— START DATA TO USE —
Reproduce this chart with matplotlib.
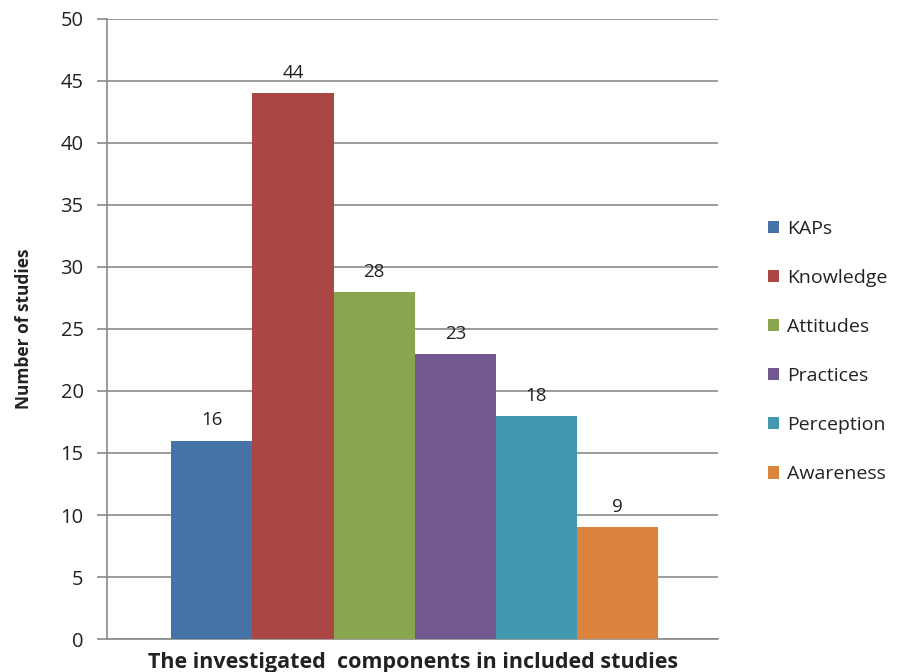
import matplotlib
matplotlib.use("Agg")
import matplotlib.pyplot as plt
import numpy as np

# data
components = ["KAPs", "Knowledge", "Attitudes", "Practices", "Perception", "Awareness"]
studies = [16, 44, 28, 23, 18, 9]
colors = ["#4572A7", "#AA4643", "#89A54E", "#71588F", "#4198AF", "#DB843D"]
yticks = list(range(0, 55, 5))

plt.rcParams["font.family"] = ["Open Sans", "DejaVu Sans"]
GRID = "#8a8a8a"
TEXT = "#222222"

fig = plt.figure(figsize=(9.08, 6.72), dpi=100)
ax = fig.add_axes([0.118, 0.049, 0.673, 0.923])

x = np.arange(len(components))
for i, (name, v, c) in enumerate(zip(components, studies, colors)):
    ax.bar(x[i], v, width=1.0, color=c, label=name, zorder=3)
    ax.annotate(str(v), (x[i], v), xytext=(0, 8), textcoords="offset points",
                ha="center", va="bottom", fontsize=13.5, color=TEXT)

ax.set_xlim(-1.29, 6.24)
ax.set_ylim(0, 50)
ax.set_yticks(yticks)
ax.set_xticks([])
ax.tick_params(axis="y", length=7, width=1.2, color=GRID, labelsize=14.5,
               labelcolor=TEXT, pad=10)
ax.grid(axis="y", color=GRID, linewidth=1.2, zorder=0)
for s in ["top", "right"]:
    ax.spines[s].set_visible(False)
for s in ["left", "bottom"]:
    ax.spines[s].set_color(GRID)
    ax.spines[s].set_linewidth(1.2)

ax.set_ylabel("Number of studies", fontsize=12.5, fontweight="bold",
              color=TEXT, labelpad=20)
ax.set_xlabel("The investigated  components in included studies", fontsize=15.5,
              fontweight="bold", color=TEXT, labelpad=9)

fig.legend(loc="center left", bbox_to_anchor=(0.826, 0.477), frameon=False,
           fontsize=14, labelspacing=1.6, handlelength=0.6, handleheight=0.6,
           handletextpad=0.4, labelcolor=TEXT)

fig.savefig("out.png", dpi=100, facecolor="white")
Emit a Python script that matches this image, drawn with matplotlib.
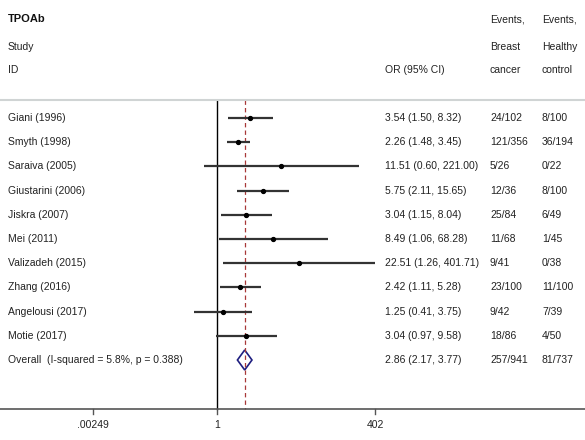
— END DATA TO USE —
— START DATA TO USE —
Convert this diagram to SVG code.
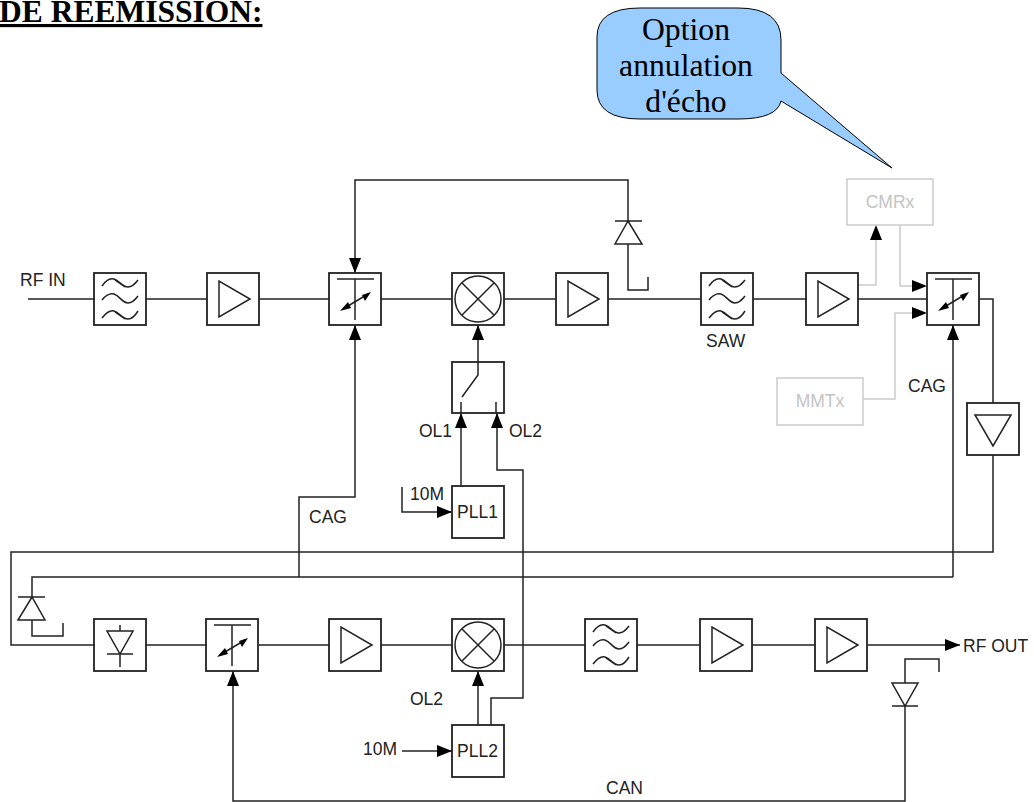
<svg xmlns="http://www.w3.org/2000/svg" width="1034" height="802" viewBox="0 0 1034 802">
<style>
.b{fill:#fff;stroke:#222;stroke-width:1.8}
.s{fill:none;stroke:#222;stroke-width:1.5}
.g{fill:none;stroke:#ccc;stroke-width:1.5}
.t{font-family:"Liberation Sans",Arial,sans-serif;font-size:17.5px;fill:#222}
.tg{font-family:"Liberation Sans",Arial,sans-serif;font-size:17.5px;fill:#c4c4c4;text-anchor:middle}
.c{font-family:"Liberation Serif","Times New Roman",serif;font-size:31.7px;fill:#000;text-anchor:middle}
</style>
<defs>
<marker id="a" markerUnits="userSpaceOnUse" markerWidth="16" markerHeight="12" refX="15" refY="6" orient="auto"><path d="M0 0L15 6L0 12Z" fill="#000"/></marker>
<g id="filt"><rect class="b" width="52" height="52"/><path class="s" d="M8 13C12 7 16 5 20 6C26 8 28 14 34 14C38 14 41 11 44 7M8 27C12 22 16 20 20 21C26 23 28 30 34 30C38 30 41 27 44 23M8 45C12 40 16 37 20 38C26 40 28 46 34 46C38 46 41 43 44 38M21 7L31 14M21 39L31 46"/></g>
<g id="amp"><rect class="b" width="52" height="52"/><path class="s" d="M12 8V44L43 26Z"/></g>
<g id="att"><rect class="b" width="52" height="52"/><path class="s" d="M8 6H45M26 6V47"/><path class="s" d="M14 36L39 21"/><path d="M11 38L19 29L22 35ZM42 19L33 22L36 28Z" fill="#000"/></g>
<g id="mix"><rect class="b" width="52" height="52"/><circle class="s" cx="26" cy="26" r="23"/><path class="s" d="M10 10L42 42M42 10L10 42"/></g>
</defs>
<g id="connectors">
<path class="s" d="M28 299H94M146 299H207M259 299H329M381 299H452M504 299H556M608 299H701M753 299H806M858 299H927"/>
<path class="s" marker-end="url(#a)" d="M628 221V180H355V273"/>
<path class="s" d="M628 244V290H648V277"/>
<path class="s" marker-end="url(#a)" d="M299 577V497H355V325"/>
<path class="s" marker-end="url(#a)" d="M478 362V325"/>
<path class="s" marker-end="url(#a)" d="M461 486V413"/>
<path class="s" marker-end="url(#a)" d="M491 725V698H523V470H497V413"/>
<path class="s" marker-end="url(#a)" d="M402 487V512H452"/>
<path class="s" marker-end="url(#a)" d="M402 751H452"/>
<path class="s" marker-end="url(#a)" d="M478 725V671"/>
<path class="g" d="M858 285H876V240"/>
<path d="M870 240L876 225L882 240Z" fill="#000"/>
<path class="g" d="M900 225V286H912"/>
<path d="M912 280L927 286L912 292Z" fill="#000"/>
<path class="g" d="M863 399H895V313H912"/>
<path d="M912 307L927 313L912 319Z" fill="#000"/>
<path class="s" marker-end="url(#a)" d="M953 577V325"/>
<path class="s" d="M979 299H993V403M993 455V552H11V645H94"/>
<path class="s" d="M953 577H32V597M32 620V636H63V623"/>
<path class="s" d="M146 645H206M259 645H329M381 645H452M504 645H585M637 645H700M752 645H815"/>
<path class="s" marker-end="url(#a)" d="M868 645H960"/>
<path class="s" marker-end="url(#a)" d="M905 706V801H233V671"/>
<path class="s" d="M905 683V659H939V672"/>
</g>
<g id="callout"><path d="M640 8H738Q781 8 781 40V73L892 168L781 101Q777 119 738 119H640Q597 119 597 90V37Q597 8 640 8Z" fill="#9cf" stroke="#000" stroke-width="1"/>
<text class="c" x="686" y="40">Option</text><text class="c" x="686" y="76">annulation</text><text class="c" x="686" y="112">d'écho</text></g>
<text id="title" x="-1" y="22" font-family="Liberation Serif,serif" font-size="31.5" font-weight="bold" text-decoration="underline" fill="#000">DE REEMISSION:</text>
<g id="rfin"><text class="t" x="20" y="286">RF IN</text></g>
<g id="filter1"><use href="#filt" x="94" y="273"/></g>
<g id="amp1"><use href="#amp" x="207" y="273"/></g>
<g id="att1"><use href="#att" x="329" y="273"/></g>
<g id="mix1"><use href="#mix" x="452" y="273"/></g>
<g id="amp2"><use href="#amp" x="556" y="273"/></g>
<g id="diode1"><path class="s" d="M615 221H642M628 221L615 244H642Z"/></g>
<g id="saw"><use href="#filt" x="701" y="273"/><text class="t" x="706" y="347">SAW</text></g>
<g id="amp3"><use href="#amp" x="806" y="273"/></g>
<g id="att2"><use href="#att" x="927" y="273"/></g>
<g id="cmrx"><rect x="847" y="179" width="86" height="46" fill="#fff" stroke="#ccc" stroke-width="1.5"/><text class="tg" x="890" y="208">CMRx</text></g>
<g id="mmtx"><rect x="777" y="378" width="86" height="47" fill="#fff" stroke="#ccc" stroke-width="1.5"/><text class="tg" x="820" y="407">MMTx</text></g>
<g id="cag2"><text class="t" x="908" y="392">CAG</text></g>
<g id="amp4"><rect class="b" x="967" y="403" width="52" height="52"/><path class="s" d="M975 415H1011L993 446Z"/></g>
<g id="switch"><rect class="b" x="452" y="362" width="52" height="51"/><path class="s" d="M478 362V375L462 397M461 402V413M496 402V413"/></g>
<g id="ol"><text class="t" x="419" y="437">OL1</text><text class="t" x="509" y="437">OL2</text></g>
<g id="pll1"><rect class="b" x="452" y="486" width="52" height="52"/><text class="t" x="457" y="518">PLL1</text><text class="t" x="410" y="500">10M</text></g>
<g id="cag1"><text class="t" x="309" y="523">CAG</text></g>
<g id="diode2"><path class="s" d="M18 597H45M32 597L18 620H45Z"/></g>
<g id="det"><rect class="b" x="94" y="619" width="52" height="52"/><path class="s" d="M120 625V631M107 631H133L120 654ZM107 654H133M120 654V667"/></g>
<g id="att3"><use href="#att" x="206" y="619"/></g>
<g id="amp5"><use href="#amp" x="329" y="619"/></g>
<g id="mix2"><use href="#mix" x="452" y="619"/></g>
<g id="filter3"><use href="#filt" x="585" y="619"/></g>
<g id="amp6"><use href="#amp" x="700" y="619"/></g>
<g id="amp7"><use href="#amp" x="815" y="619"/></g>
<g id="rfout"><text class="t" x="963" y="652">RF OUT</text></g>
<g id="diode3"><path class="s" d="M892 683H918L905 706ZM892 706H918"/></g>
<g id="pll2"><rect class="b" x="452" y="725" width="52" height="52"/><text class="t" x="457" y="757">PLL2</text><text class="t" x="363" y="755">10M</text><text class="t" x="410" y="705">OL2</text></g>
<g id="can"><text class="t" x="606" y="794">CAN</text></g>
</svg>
— END DATA TO USE —
YOUR OBJECTIVE -
Beginning with the line above that contains "Reproduce this chart with matplotlib." and finishing with the line that contains "yticks = list(range(0, 55, 5))", print those lines exactly and only. Skip all pictures.

EXERCISE OUTPUT -
Reproduce this chart with matplotlib.
import matplotlib
matplotlib.use("Agg")
import matplotlib.pyplot as plt
import numpy as np

# data
components = ["KAPs", "Knowledge", "Attitudes", "Practices", "Perception", "Awareness"]
studies = [16, 44, 28, 23, 18, 9]
colors = ["#4572A7", "#AA4643", "#89A54E", "#71588F", "#4198AF", "#DB843D"]
yticks = list(range(0, 55, 5))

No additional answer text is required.